[WHAT IS EXPECTED]
Copy from the first line below down to and including the line with "const yTicks = [10, 100, 1000];". Skip the pictures.

[INFORMATION SHOWN]
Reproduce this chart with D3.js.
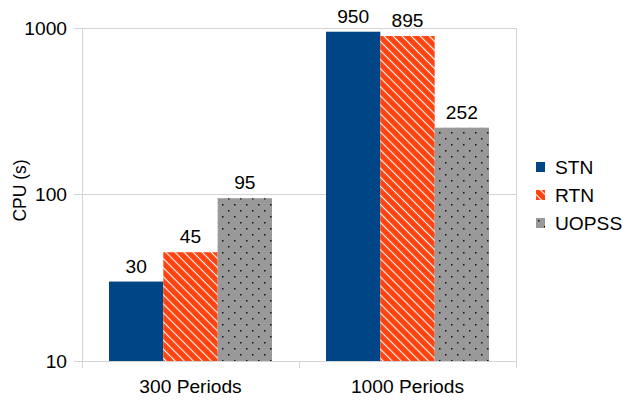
<!DOCTYPE html>
<html>
<head>
<meta charset="utf-8">
<script src="https://cdn.jsdelivr.net/npm/d3@7"></script>
<style>
  html, body { margin: 0; padding: 0; background: #fff; }
  svg { display: block; font-family: "Liberation Sans", Arial, sans-serif; }
</style>
</head>
<body>
<svg id="chart" width="623" height="400"></svg>
<script>
// Chart data
const categories = ["300 Periods", "1000 Periods"];
const seriesNames = ["STN", "RTN", "UOPSS"];
const stnValues = [30, 950];
const rtnValues = [45, 895];
const uopssValues = [95, 252];
const yTicks = [10, 100, 1000];

const seriesValues = [stnValues, rtnValues, uopssValues];

const svg = d3.select("#chart");
const margin = { left: 82, right: 107, top: 28, bottom: 39 };
const W = 623, H = 400;
const plotW = W - margin.left - margin.right;
const plotH = H - margin.top - margin.bottom;
const fontSize = 19.2;

// Fill patterns: solid blue, white diagonal hatch on orange, black dots on grey
const defs = svg.append("defs");
const hatch = defs.append("pattern")
  .attr("id", "hatch").attr("patternUnits", "userSpaceOnUse")
  .attr("width", 20).attr("height", 6.4)
  .attr("patternTransform", "rotate(45)");
hatch.append("rect").attr("width", 20).attr("height", 6.4).attr("fill", "#ff420e");
hatch.append("line").attr("x1", 0).attr("x2", 20).attr("y1", 3.2).attr("y2", 3.2)
  .attr("stroke", "#fff").attr("stroke-width", 1.1);

const dots = defs.append("pattern")
  .attr("id", "dots").attr("patternUnits", "userSpaceOnUse")
  .attr("width", 12).attr("height", 12);
dots.append("rect").attr("width", 12).attr("height", 12).attr("fill", "#999999");
dots.append("rect").attr("x", 2).attr("y", 2).attr("width", 1.5).attr("height", 1.5).attr("fill", "#111");
dots.append("rect").attr("x", 8).attr("y", 8).attr("width", 1.5).attr("height", 1.5).attr("fill", "#111");

const fills = ["#004586", "url(#hatch)", "url(#dots)"];

const g = svg.append("g").attr("transform", `translate(${margin.left},${margin.top})`);

const x0 = d3.scaleBand().domain(categories).range([0, plotW]).paddingInner(0).paddingOuter(0);
const x1 = d3.scaleBand().domain(seriesNames).range([27, x0.bandwidth() - 27]).padding(0);
const y = d3.scaleLog().domain([10, 1000]).range([plotH, 0]);

const gridColor = "#d4d4d4";

// Horizontal gridlines and left tick marks
g.append("g").selectAll("line").data(yTicks).join("line")
  .attr("x1", -8).attr("x2", plotW)
  .attr("y1", d => Math.round(y(d)) + 0.5).attr("y2", d => Math.round(y(d)) + 0.5)
  .attr("stroke", gridColor).attr("stroke-width", 1);

// Vertical axis line, right wall edge, category tick marks
const xEdges = [0, x0.bandwidth(), plotW];
g.append("g").selectAll("line").data(xEdges).join("line")
  .attr("x1", d => Math.round(d) + 0.5).attr("x2", d => Math.round(d) + 0.5)
  .attr("y1", (d, i) => i === 1 ? plotH : 0).attr("y2", plotH + 7)
  .attr("stroke", gridColor).attr("stroke-width", 1);

// Y tick labels
g.append("g").selectAll("text").data(yTicks).join("text")
  .attr("x", -15).attr("y", d => y(d)).attr("dy", "0.35em")
  .attr("text-anchor", "end").attr("font-size", fontSize).attr("fill", "#000")
  .text(d => d);

// Y axis title
svg.append("text")
  .attr("transform", `translate(26,${margin.top + y(100) - 4}) rotate(-90)`)
  .attr("text-anchor", "middle").attr("font-size", 17.5).attr("fill", "#000")
  .text("CPU (s)");

// Category labels
g.append("g").selectAll("text").data(categories).join("text")
  .attr("x", d => x0(d) + x0.bandwidth() / 2).attr("y", plotH + 32)
  .attr("text-anchor", "middle").attr("font-size", fontSize).attr("fill", "#000")
  .text(d => d);

// Bars and value labels
const groups = g.append("g").selectAll("g").data(categories).join("g")
  .attr("transform", d => `translate(${x0(d)},0)`);

const barData = (c, ci) => seriesNames.map((s, si) => ({ s, si, v: seriesValues[si][ci] }));

groups.selectAll("rect").data((c, ci) => barData(c, ci)).join("rect")
  .attr("x", d => x1(d.s)).attr("width", x1.bandwidth())
  .attr("y", d => y(d.v)).attr("height", d => plotH - y(d.v))
  .attr("fill", d => fills[d.si]);

groups.selectAll("text").data((c, ci) => barData(c, ci)).join("text")
  .attr("x", d => x1(d.s) + x1.bandwidth() / 2).attr("y", d => y(d.v) - 9)
  .attr("text-anchor", "middle").attr("font-size", fontSize).attr("fill", "#000")
  .text(d => d.v);

// Legend
const legend = svg.append("g").attr("transform", "translate(536,162)");
const items = legend.selectAll("g").data(seriesNames).join("g")
  .attr("transform", (d, i) => `translate(0,${i * 28})`);
items.append("rect").attr("width", 9).attr("height", 10).attr("fill", (d, i) => fills[i]);
items.append("text").attr("x", 19).attr("y", 5).attr("dy", "0.36em")
  .attr("font-size", fontSize).attr("fill", "#000").text(d => d);
</script>
</body>
</html>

[EXPECTED ANSWER]
Reproduce this chart with D3.js.
<!DOCTYPE html>
<html>
<head>
<meta charset="utf-8">
<script src="https://cdn.jsdelivr.net/npm/d3@7"></script>
<style>
  html, body { margin: 0; padding: 0; background: #fff; }
  svg { display: block; font-family: "Liberation Sans", Arial, sans-serif; }
</style>
</head>
<body>
<svg id="chart" width="623" height="400"></svg>
<script>
// Chart data
const categories = ["300 Periods", "1000 Periods"];
const seriesNames = ["STN", "RTN", "UOPSS"];
const stnValues = [30, 950];
const rtnValues = [45, 895];
const uopssValues = [95, 252];
const yTicks = [10, 100, 1000];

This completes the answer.